UIDAI Says Right to Privacy Verdict a Shot in the Arm for Personal Liberty
The Authority said the Supreme Court in its judgment said that what was required was a “careful and sensitive balance” between individual interests and the legitimate concerns of the state.
A nine-judge Supreme Court bench in a unanimous judgment has declared the right to privacy as fundamental right. (Network18 Creatives)
New Delhi: The Unique Identification Authority of India, the statutory body for Aadhaar, welcomed the Supreme Court judgment on Right to Privacy and said it strengthens fundamental rights and personal liberty.
“The judgement reads that personal liberty is not an absolute right but liable to the restrictions provided in the Constitution which will be examined on a case-to-case basis. The Government is of the clear opinion that its legislation are compliant with the tests laid down in the judgement,” sources in the UIDAI said in a statement to CNN-News18.

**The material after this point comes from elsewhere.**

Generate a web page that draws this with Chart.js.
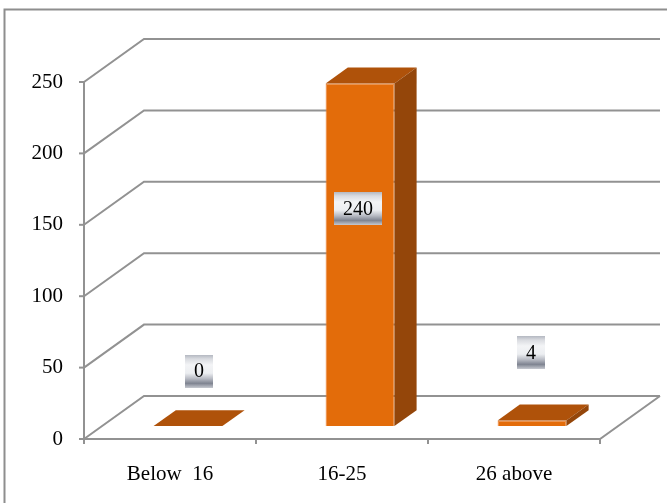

The Authority said that the apex court in its judgment said that what was required was a “careful and sensitive balance” between individual interests and the legitimate concerns of the state, which would include protecting national security, investigating and preventing crime, encouraging innovation and the spread of knowledge, and preventing the dissipation of social welfare benefits.
A nine-judge bench of the Supreme Court on Thursday upheld the Right to Privacy as one protected by Article 21 of the Constitution of India, thus bringing it under the ambit of fundamental rights. The UIDAI said that the government welcomed this view, “which is consistent with all the necessary safeguards that the government has been ensuring in its legislative proposals which had been approved by Parliament”.

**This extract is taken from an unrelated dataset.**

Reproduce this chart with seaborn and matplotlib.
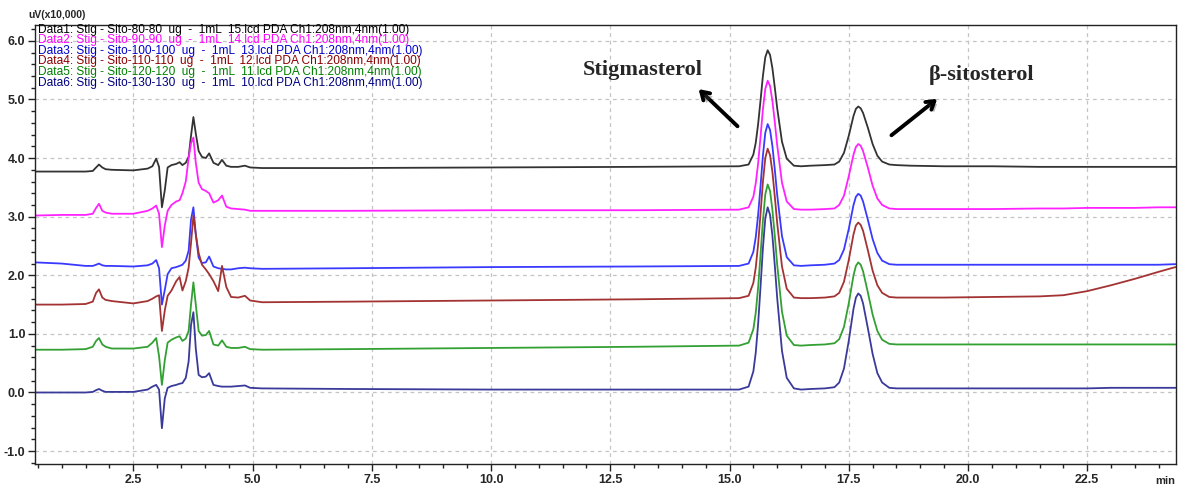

Sources in the authority added that personal liberty had a “chequered history” during previous Congress governments. Immediately after the Constitution was framed, the central government had maintained that personal liberty could be denied to an individual by any legislation irrespective of the reasonableness of that law.
The sources claimed that Congress governments had consistently argued that privacy was not a part of any constitutional guarantees. “In fact, during the internal emergency when Article 21 was suspended, the Central Government had argued before the Supreme Court that a person could be killed and deprived even his life (let alone liberty) and he would still be remediless,” the source added.
The UPA Government had introduced Aadhaar without any legislative support and it was in that context that the scheme was challenged in the courts. The NDA Government ensured that necessary legislation was approved by Parliament as a money bill. Adequate safeguards were also introduced, the source said.
In March 2016, Finance Minister Arun Jaitley, while speaking on the Aadhaar Bill in the Rajya Sabha, had clearly stated that where the UPA Government had created an Aadhaar without any legislative support, the present government did exactly the opposite.
It gave a legislative support to Aadhaar and incorporated special safeguards with regard to privacy. It has also assured the Supreme Court that it would soon come out with a data protection law for which a committee headed by Justice Sri Krishna, a retired judge of the Supreme Court, had already been appointed.